On the Effectiveness of Mission-time Linear Temporal Logic (MLTL) in AI Applications

Temporal logics have become essential tools of many AI applications, from verification to planning to synthesis. Mission-time Linear Temporal Logic (MLTL) adds closed-interval integer bounds on the temporal operators of LTL, enabling unit-agnostic specification over finite traces. It is arguably the most-used variation of MTL, and the most-used subset of STL in industrial and AI applications. MLTL optimizes the trade-off between expressibility of a wide range of realistic requirements and the ability to author generic, easy-to-validate formulas. We highlight successful AI applications centered around MLTL requirements, including Robonaut2 and the NASA Lunar Gateway Vehicle System Manager. We overview advances in analyzing MLTL, explain the motivation driving these developments, and point out the gaps in the state of the art where there are needs for future work.

About the Speaker

Professor Kristin Yvonne Rozier heads the Laboratory for Temporal Logic in Aerospace Engineering at Iowa State University; previously she spent 14 years as a Research Scientist at NASA and three semesters as an Assistant Professor at the University of Cincinnati. She earned her Ph.D. from Rice University and B.S. and M.S. degrees from The College of William and Mary. Dr. Rozier’s research focuses on automated techniques for the formal specification, validation, and verification of safety critical systems. Her primary research interests include: design-time checking of system logic and system requirements; runtime system health management; and safety and security analysis.
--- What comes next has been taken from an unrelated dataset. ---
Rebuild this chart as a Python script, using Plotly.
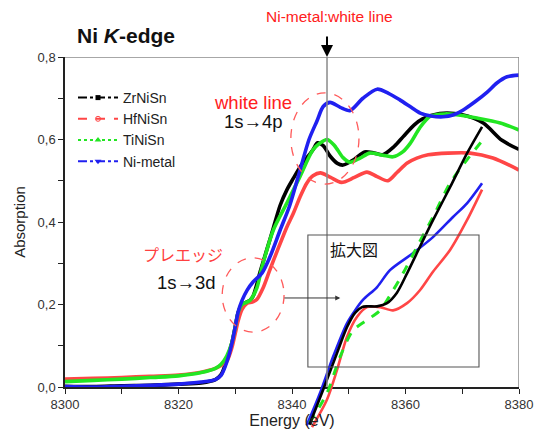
import plotly.graph_objects as go

# ---------------- data ----------------
SERIES = ["ZrNiSn", "HfNiSn", "TiNiSn", "Ni-metal"]

BLK_E = [8300, 8305, 8310, 8315, 8320, 8324, 8326.5, 8327.5, 8328.5, 8329.4, 8330.0, 8330.5, 8331.2, 8332.6, 8333.2,
         8334.4, 8335.5, 8336.7, 8337.9, 8339.1, 8340.2, 8341.4, 8342.6, 8343.7, 8344.5, 8345.5, 8346.7, 8348.0,
         8349.0, 8351.0, 8352.8, 8354.5, 8356.0, 8358.0, 8359.6, 8361.5, 8363.0, 8366.0, 8370.0, 8373.7, 8377.0, 8380.0]
BLK_A = [0.002, 0.001, 0.003, 0.004, 0.007, 0.010, 0.018, 0.030, 0.065, 0.107, 0.146, 0.180, 0.200, 0.210, 0.222,
         0.280, 0.330, 0.385, 0.440, 0.478, 0.505, 0.533, 0.555, 0.575, 0.592, 0.585, 0.560, 0.542,
         0.538, 0.552, 0.570, 0.567, 0.563, 0.583, 0.607, 0.635, 0.650, 0.663, 0.660, 0.640, 0.598, 0.576]

RED_E = [8300, 8305, 8310, 8315, 8320, 8324, 8326.5, 8327.5, 8328.5, 8329.4, 8330.0, 8330.5, 8331.2, 8332.1, 8333.0,
         8333.8, 8334.9, 8336.1, 8337.4, 8339.1, 8340.2, 8341.4, 8342.6, 8343.7, 8345.0, 8346.8, 8348.7, 8351.0,
         8353.2, 8355.0, 8356.9, 8358.5, 8360.3, 8362.0, 8364.0, 8367.5, 8371.4, 8375.4, 8380.0]
RED_A = [0.019, 0.021, 0.023, 0.026, 0.029, 0.036, 0.045, 0.052, 0.062, 0.095, 0.130, 0.160, 0.188, 0.203, 0.206,
         0.212, 0.240, 0.284, 0.330, 0.388, 0.420, 0.460, 0.494, 0.512, 0.519, 0.508, 0.496, 0.508,
         0.521, 0.510, 0.500, 0.520, 0.543, 0.555, 0.563, 0.567, 0.567, 0.555, 0.526]

GRN_E = [8300, 8305, 8310, 8315, 8320, 8324, 8326.5, 8327.5, 8328.5, 8329.4, 8330.0, 8330.5, 8331.2, 8332.6, 8333.8,
         8334.7, 8336.7, 8339.1, 8341.4, 8343.7, 8345.0, 8346.2, 8347.5, 8349.0, 8350.2, 8352.0, 8353.7, 8356.0,
         8357.8, 8359.5, 8360.8, 8362.5, 8364.3, 8367.0, 8369.0, 8372.6, 8376.7, 8380.0]
GRN_A = [0.013, 0.016, 0.019, 0.023, 0.027, 0.035, 0.045, 0.055, 0.075, 0.107, 0.146, 0.180, 0.200, 0.210, 0.240,
         0.290, 0.380, 0.446, 0.510, 0.575, 0.592, 0.600, 0.585, 0.556, 0.545, 0.555, 0.567, 0.562,
         0.558, 0.570, 0.590, 0.628, 0.656, 0.662, 0.660, 0.652, 0.640, 0.623]

BLU_E = [8300, 8305, 8310, 8315, 8320, 8324, 8326.5, 8327.5, 8328.5, 8329.4, 8330.0, 8330.5, 8331.2, 8332.1, 8333.1,
         8334.7, 8336.1, 8337.9, 8339.6, 8341.4, 8343.0, 8344.4, 8345.5, 8346.7, 8348.5, 8350.2, 8352.5, 8355.0,
         8357.0, 8359.0, 8361.0, 8362.6, 8364.5, 8366.6, 8368.5, 8370.1, 8372.3, 8374.4, 8376.1, 8377.9, 8380.0]
BLU_A = [0.001, 0.000, 0.002, 0.004, 0.007, 0.012, 0.018, 0.028, 0.060, 0.105, 0.146, 0.182, 0.210, 0.235, 0.254,
         0.276, 0.315, 0.380, 0.440, 0.525, 0.600, 0.645, 0.680, 0.690, 0.678, 0.670, 0.700, 0.722,
         0.712, 0.696, 0.678, 0.664, 0.657, 0.655, 0.660, 0.671, 0.692, 0.715, 0.737, 0.752, 0.756]

# inset ("拡大図") curves, in the inset's own magnified energy / absorption scale
INS_BLK_E = [8328.6, 8329.34, 8330.10, 8330.64, 8331.08, 8331.46, 8331.73, 8332.28, 8332.82, 8333.36, 8333.91,
             8334.61, 8335.32, 8336.25, 8337.17, 8337.99]
INS_BLK_A = [0.048, 0.091, 0.137, 0.169, 0.187, 0.194, 0.195, 0.195, 0.199, 0.212, 0.236,
             0.269, 0.302, 0.343, 0.385, 0.418]
INS_RED_E = [8328.74, 8329.55, 8330.10, 8330.64, 8331.19, 8331.73, 8332.44, 8333.15, 8333.91, 8334.61, 8335.32,
             8336.25, 8337.17, 8337.99]
INS_RED_A = [0.045, 0.079, 0.116, 0.157, 0.182, 0.194, 0.194, 0.190, 0.199, 0.215, 0.238,
             0.265, 0.302, 0.340]
INS_GRN_E = [8328.6, 8329.55, 8330.26, 8330.97, 8331.73, 8332.44, 8333.15, 8333.69, 8334.45, 8335.32, 8336.25,
             8337.17, 8338.04]
INS_GRN_A = [0.050, 0.087, 0.132, 0.165, 0.178, 0.190, 0.215, 0.236, 0.269, 0.306, 0.348,
             0.377, 0.402]
INS_BLU_E = [8328.45, 8329.17, 8329.88, 8330.64, 8331.08, 8331.51, 8332.28, 8332.98, 8334.23, 8335.32, 8336.41,
             8337.17, 8337.99]
INS_BLU_A = [0.047, 0.087, 0.132, 0.174, 0.190, 0.203, 0.219, 0.240, 0.261, 0.281, 0.306,
             0.323, 0.348]

X_TICKS = [8300, 8310, 8320, 8330, 8340, 8350, 8360, 8370, 8380]
X_TICK_TEXT = ["8300", "", "8320", "", "8340", "", "8360", "", "8380"]
Y_TICKS = [0.0, 0.1, 0.2, 0.3, 0.4, 0.5, 0.6, 0.7, 0.8]
Y_TICK_TEXT = ["0,0", "", "0,2", "", "0,4", "", "0,6", "", "0,8"]

# ---------------- styling ----------------
FONT = "Liberation Sans, Arial, sans-serif"
CJK = "Noto Sans CJK JP, sans-serif"
C_BLK, C_RED, C_GRN, C_BLU = "#000000", "#ff4646", "#22e622", "#2020f0"
LINE_W = 3.6

fig = go.Figure()

main = [(BLK_E, BLK_A, C_BLK), (RED_E, RED_A, C_RED), (GRN_E, GRN_A, C_GRN), (BLU_E, BLU_A, C_BLU)]
for e, a, c in main:
    fig.add_trace(go.Scatter(x=e, y=a, mode="lines", line=dict(color=c, width=LINE_W, shape="spline", smoothing=0.8),
                             showlegend=False, hoverinfo="skip", xaxis="x", yaxis="y"))

inset = [(INS_BLU_E, INS_BLU_A, C_BLU, "solid"), (INS_RED_E, INS_RED_A, C_RED, "solid"),
         (INS_GRN_E, INS_GRN_A, C_GRN, "dash"), (INS_BLK_E, INS_BLK_A, C_BLK, "solid")]
for e, a, c, d in inset:
    fig.add_trace(go.Scatter(x=e, y=a, mode="lines",
                             line=dict(color=c, width=2.6 if d == "solid" else 3, dash=d, shape="spline", smoothing=0.8),
                             showlegend=False, hoverinfo="skip", xaxis="x2", yaxis="y2"))

# legend-only entries
leg_styles = [(C_BLK, "dashdot", "square", 5), (C_RED, "dash", "circle-open", 5),
              (C_GRN, "dot", "triangle-up", 6), (C_BLU, "dashdot", "triangle-down", 6)]
for name, (c, d, m, s) in zip(SERIES, leg_styles):
    fig.add_trace(go.Scatter(x=[None], y=[None], name=name, mode="lines+markers",
                             line=dict(color=c, width=2, dash=d), marker=dict(symbol=m, size=s, color=c),
                             xaxis="x", yaxis="y"))

# ---------------- layout geometry ----------------
W, H = 539, 433
ML, MR, MT, MB = 65, 20, 57, 5
plot_h = H - MT - MB
y_bottom_px = 387
y_dom0 = (H - MB - y_bottom_px) / plot_h

def py2paper(py):
    return (H - MB - py) / plot_h

def px2paper(px):
    return (px - ML) / (W - ML - MR)

axis_font = dict(family=FONT, size=13, color="#333333")

fig.update_layout(
    width=W, height=H,
    margin=dict(l=ML, r=MR, t=MT, b=MB, autoexpand=False),
    paper_bgcolor="white", plot_bgcolor="rgba(0,0,0,0)",
    font=dict(family=FONT, color="#222"),
    xaxis=dict(range=[8300, 8380], domain=[0, 1], anchor="y", tickvals=X_TICKS, ticktext=X_TICK_TEXT,
               ticks="outside", ticklen=5, tickwidth=1.2, tickcolor="#222", showline=True, linecolor="#222",
               linewidth=1.5, showgrid=False, zeroline=False, tickfont=axis_font, automargin=False,
               title=dict(text="Energy (eV)", font=dict(family=FONT, size=16, color="#222"), standoff=2)),
    yaxis=dict(range=[0, 0.8], domain=[y_dom0, 1], anchor="x", tickvals=Y_TICKS, ticktext=Y_TICK_TEXT,
               ticks="outside", ticklen=5, tickwidth=1.2, tickcolor="#222", showline=True, linecolor="#222",
               linewidth=1.5, showgrid=False, zeroline=False, tickfont=axis_font, automargin=False,
               title=dict(text="Absorption", font=dict(family=FONT, size=15, color="#222"), standoff=8)),
    xaxis2=dict(range=[8315.3, 8340.0], domain=[0, 1], anchor="y2", visible=False, showgrid=False),
    yaxis2=dict(range=[0.0439, 0.5047], domain=[0, 1], anchor="x2", visible=False, showgrid=False),
    legend=dict(x=px2paper(73), y=py2paper(82), xanchor="left", yanchor="top", bgcolor="rgba(0,0,0,0)",
                font=dict(family=FONT, size=14, color="#222"), tracegroupgap=0, itemwidth=40),
    showlegend=True,
)

shapes = [
    # top and right frame lines (gray)
    dict(type="line", xref="x", yref="y", x0=8300, x1=8380, y0=0.8, y1=0.8, line=dict(color="#8a8a8a", width=1.5)),
    dict(type="line", xref="x", yref="y", x0=8380, x1=8380, y0=0, y1=0.8, line=dict(color="#8a8a8a", width=1.5)),
    # Ni-metal white line marker
    dict(type="line", xref="x", yref="y", x0=8346.17, x1=8346.17, y0=0, y1=0.8, line=dict(color="#8a8a8a", width=1.5)),
    # magnified-view frame
    dict(type="rect", xref="x", yref="y", x0=8342.8, x1=8372.95, y0=0.0485, y1=0.3685,
         line=dict(color="#555555", width=1.1)),
    # dashed ellipses
    dict(type="circle", xref="x", yref="y", x0=8339.8, x1=8351.8, y0=0.492, y1=0.713,
         line=dict(color="#ff5a5a", width=1.3, dash="dash")),
    dict(type="circle", xref="x", yref="y", x0=8327.7, x1=8338.6, y0=0.133, y1=0.313,
         line=dict(color="#ff5a5a", width=1.3, dash="dash")),
]
fig.update_layout(shapes=shapes)

annotations = [
    dict(text="<b>Ni <i>K</i>-edge</b>", xref="paper", yref="paper", x=px2paper(75), y=py2paper(35),
         xanchor="left", yanchor="middle", showarrow=False, font=dict(family=FONT, size=21, color="#111")),
    dict(text="Ni-metal:white line", xref="paper", yref="paper", x=px2paper(329), y=py2paper(17),
         xanchor="center", yanchor="middle", showarrow=False, font=dict(family=FONT, size=15.5, color="#ff2020")),
    dict(text="", x=8346.17, y=0.8, xref="x", yref="y", ax=0, ay=-22, showarrow=True,
         arrowhead=2, arrowsize=1.2, arrowwidth=2, arrowcolor="#000"),
    dict(text="white line", xref="paper", yref="paper", x=px2paper(253), y=py2paper(102),
         xanchor="center", yanchor="middle", showarrow=False, font=dict(family=FONT, size=18.5, color="#ff2020")),
    dict(text="1s→4p", xref="paper", yref="paper", x=px2paper(253), y=py2paper(122),
         xanchor="center", yanchor="middle", showarrow=False, font=dict(family=FONT, size=18.5, color="#111")),
    dict(text="プレエッジ", xref="paper", yref="paper", x=px2paper(183), y=py2paper(254),
         xanchor="center", yanchor="middle", showarrow=False, font=dict(family=CJK, size=16, color="#ff4040")),
    dict(text="1s→3d", xref="paper", yref="paper", x=px2paper(186), y=py2paper(282),
         xanchor="center", yanchor="middle", showarrow=False, font=dict(family=FONT, size=18.5, color="#111")),
    dict(text="拡大図", xref="paper", yref="paper", x=px2paper(354), y=py2paper(249),
         xanchor="center", yanchor="middle", showarrow=False, font=dict(family=CJK, size=16, color="#111")),
    dict(text="", x=8348.5, y=0.2158, ax=8338.4, ay=0.2158, xref="x", yref="y", axref="x", ayref="y",
         showarrow=True, arrowhead=2, arrowsize=1, arrowwidth=1, arrowcolor="#333"),
]
fig.update_layout(annotations=annotations)

fig.write_html("out.html", config={"displayModeBar": False},
               post_script="document.body.style.margin='0';document.body.style.padding='0';")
Her advances in computation for the aerospace domain earned her many awards including: the NSF CAREER Award; the NASA Early Career Faculty Award; American Helicopter Society’s Howard Hughes Award; Women in Aerospace Inaugural Initiative-Inspiration-Impact Award; two NASA Group Achievement Awards; two NASA Superior Accomplishment Awards; Lockheed Martin Space Operations Lightning Award; AIAA’s Intelligent Systems Distinguished Service Award; Building a World of Difference faculty fellowship. She holds an endowed position as Dennis and Rebecca Muilenburg Professor, is an Associate Fellow of AIAA, and is a Senior Member of IEEE, ACM, and SWE. Dr. Rozier has served on the NASA Formal Methods Symposium Steering Committee since working to found that conference in 2008.